# WORK REQUIRED
Transcribe all of the material exactly. Any picture in it should be left out.

# DATA LINES
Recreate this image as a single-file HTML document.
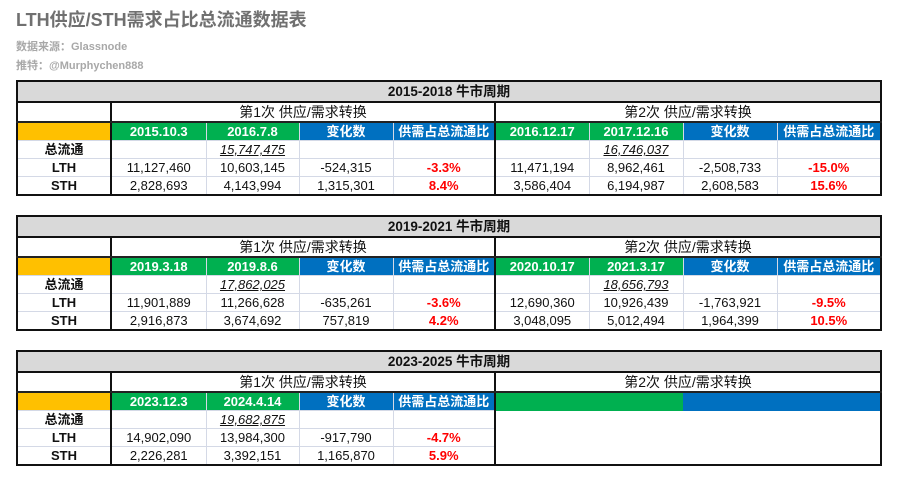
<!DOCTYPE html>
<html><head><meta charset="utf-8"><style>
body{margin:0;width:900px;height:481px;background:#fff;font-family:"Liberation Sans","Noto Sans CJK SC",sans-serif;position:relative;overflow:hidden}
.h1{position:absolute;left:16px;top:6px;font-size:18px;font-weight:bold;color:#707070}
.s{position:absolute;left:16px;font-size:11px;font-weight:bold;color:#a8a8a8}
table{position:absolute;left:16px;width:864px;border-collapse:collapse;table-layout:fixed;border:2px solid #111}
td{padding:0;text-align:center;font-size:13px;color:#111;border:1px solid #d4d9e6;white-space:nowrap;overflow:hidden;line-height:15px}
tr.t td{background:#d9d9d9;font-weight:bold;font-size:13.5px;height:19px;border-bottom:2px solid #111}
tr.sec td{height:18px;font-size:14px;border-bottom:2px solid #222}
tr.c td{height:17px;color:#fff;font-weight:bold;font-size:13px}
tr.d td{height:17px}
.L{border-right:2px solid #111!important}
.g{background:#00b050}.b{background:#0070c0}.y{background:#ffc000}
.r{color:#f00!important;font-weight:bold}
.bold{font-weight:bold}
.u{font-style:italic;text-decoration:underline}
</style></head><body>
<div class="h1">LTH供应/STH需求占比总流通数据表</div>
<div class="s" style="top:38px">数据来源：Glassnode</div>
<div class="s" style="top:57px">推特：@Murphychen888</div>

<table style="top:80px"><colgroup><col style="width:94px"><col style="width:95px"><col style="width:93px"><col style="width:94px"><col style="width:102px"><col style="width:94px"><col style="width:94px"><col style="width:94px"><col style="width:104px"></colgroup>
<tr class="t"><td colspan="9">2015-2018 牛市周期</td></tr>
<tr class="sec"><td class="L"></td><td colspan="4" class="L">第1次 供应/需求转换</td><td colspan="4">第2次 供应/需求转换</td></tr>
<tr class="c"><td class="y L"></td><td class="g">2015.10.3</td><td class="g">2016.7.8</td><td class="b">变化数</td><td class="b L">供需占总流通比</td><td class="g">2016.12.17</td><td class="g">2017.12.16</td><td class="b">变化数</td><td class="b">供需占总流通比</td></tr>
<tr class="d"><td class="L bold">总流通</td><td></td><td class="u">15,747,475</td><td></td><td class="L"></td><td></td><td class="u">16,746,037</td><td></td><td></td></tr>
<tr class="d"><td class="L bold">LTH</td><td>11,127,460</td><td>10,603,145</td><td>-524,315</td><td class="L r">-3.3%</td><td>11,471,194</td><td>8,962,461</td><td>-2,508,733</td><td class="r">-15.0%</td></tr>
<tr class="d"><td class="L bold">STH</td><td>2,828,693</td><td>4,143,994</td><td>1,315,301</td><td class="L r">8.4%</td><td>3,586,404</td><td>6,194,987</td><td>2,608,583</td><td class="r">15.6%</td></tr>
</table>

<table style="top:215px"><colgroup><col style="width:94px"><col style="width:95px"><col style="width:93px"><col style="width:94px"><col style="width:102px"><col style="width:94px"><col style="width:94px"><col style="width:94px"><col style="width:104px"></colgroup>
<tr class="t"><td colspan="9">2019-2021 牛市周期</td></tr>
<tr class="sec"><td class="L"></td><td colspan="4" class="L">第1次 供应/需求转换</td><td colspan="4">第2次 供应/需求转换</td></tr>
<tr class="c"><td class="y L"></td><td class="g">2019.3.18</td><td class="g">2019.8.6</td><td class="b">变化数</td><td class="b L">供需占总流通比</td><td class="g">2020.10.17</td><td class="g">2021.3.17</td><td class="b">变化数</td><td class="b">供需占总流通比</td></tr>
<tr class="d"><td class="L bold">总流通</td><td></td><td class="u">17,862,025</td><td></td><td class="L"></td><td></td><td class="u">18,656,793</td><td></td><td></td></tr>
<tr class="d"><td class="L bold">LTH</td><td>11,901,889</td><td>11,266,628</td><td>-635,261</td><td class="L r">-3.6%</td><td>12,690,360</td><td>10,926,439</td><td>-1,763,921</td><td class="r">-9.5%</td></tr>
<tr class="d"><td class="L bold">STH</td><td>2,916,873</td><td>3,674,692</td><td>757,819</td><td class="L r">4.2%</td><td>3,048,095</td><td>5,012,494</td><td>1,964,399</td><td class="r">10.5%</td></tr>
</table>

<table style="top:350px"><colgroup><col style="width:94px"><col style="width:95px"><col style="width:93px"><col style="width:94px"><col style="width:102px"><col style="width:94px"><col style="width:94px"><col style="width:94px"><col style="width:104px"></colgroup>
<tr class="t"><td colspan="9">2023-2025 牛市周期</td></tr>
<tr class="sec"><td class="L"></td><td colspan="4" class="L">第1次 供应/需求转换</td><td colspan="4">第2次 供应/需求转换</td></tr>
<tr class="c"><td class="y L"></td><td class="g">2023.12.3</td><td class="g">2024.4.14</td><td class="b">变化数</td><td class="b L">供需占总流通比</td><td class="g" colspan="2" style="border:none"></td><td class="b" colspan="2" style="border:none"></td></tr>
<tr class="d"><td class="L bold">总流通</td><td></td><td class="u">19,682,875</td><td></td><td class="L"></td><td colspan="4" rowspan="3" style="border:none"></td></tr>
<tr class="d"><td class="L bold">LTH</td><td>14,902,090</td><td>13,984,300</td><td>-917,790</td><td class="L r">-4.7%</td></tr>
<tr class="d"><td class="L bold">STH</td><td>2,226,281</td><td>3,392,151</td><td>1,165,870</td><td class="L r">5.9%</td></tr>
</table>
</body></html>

# SOLUTION
Recreate this image as a single-file HTML document.
<!DOCTYPE html>
<html><head><meta charset="utf-8"><style>
body{margin:0;width:900px;height:481px;background:#fff;font-family:"Liberation Sans","Noto Sans CJK SC",sans-serif;position:relative;overflow:hidden}
.h1{position:absolute;left:16px;top:6px;font-size:18px;font-weight:bold;color:#707070}
.s{position:absolute;left:16px;font-size:11px;font-weight:bold;color:#a8a8a8}
table{position:absolute;left:16px;width:864px;border-collapse:collapse;table-layout:fixed;border:2px solid #111}
td{padding:0;text-align:center;font-size:13px;color:#111;border:1px solid #d4d9e6;white-space:nowrap;overflow:hidden;line-height:15px}
tr.t td{background:#d9d9d9;font-weight:bold;font-size:13.5px;height:19px;border-bottom:2px solid #111}
tr.sec td{height:18px;font-size:14px;border-bottom:2px solid #222}
tr.c td{height:17px;color:#fff;font-weight:bold;font-size:13px}
tr.d td{height:17px}
.L{border-right:2px solid #111!important}
.g{background:#00b050}.b{background:#0070c0}.y{background:#ffc000}
.r{color:#f00!important;font-weight:bold}
.bold{font-weight:bold}
.u{font-style:italic;text-decoration:underline}
</style></head><body>
<div class="h1">LTH供应/STH需求占比总流通数据表</div>
<div class="s" style="top:38px">数据来源：Glassnode</div>
<div class="s" style="top:57px">推特：@Murphychen888</div>

<table style="top:80px"><colgroup><col style="width:94px"><col style="width:95px"><col style="width:93px"><col style="width:94px"><col style="width:102px"><col style="width:94px"><col style="width:94px"><col style="width:94px"><col style="width:104px"></colgroup>
<tr class="t"><td colspan="9">2015-2018 牛市周期</td></tr>
<tr class="sec"><td class="L"></td><td colspan="4" class="L">第1次 供应/需求转换</td><td colspan="4">第2次 供应/需求转换</td></tr>
<tr class="c"><td class="y L"></td><td class="g">2015.10.3</td><td class="g">2016.7.8</td><td class="b">变化数</td><td class="b L">供需占总流通比</td><td class="g">2016.12.17</td><td class="g">2017.12.16</td><td class="b">变化数</td><td class="b">供需占总流通比</td></tr>
<tr class="d"><td class="L bold">总流通</td><td></td><td class="u">15,747,475</td><td></td><td class="L"></td><td></td><td class="u">16,746,037</td><td></td><td></td></tr>
<tr class="d"><td class="L bold">LTH</td><td>11,127,460</td><td>10,603,145</td><td>-524,315</td><td class="L r">-3.3%</td><td>11,471,194</td><td>8,962,461</td><td>-2,508,733</td><td class="r">-15.0%</td></tr>
<tr class="d"><td class="L bold">STH</td><td>2,828,693</td><td>4,143,994</td><td>1,315,301</td><td class="L r">8.4%</td><td>3,586,404</td><td>6,194,987</td><td>2,608,583</td><td class="r">15.6%</td></tr>
</table>

<table style="top:215px"><colgroup><col style="width:94px"><col style="width:95px"><col style="width:93px"><col style="width:94px"><col style="width:102px"><col style="width:94px"><col style="width:94px"><col style="width:94px"><col style="width:104px"></colgroup>
<tr class="t"><td colspan="9">2019-2021 牛市周期</td></tr>
<tr class="sec"><td class="L"></td><td colspan="4" class="L">第1次 供应/需求转换</td><td colspan="4">第2次 供应/需求转换</td></tr>
<tr class="c"><td class="y L"></td><td class="g">2019.3.18</td><td class="g">2019.8.6</td><td class="b">变化数</td><td class="b L">供需占总流通比</td><td class="g">2020.10.17</td><td class="g">2021.3.17</td><td class="b">变化数</td><td class="b">供需占总流通比</td></tr>
<tr class="d"><td class="L bold">总流通</td><td></td><td class="u">17,862,025</td><td></td><td class="L"></td><td></td><td class="u">18,656,793</td><td></td><td></td></tr>
<tr class="d"><td class="L bold">LTH</td><td>11,901,889</td><td>11,266,628</td><td>-635,261</td><td class="L r">-3.6%</td><td>12,690,360</td><td>10,926,439</td><td>-1,763,921</td><td class="r">-9.5%</td></tr>
<tr class="d"><td class="L bold">STH</td><td>2,916,873</td><td>3,674,692</td><td>757,819</td><td class="L r">4.2%</td><td>3,048,095</td><td>5,012,494</td><td>1,964,399</td><td class="r">10.5%</td></tr>
</table>

<table style="top:350px"><colgroup><col style="width:94px"><col style="width:95px"><col style="width:93px"><col style="width:94px"><col style="width:102px"><col style="width:94px"><col style="width:94px"><col style="width:94px"><col style="width:104px"></colgroup>
<tr class="t"><td colspan="9">2023-2025 牛市周期</td></tr>
<tr class="sec"><td class="L"></td><td colspan="4" class="L">第1次 供应/需求转换</td><td colspan="4">第2次 供应/需求转换</td></tr>
<tr class="c"><td class="y L"></td><td class="g">2023.12.3</td><td class="g">2024.4.14</td><td class="b">变化数</td><td class="b L">供需占总流通比</td><td class="g" colspan="2" style="border:none"></td><td class="b" colspan="2" style="border:none"></td></tr>
<tr class="d"><td class="L bold">总流通</td><td></td><td class="u">19,682,875</td><td></td><td class="L"></td><td colspan="4" rowspan="3" style="border:none"></td></tr>
<tr class="d"><td class="L bold">LTH</td><td>14,902,090</td><td>13,984,300</td><td>-917,790</td><td class="L r">-4.7%</td></tr>
<tr class="d"><td class="L bold">STH</td><td>2,226,281</td><td>3,392,151</td><td>1,165,870</td><td class="L r">5.9%</td></tr>
</table>
</body></html>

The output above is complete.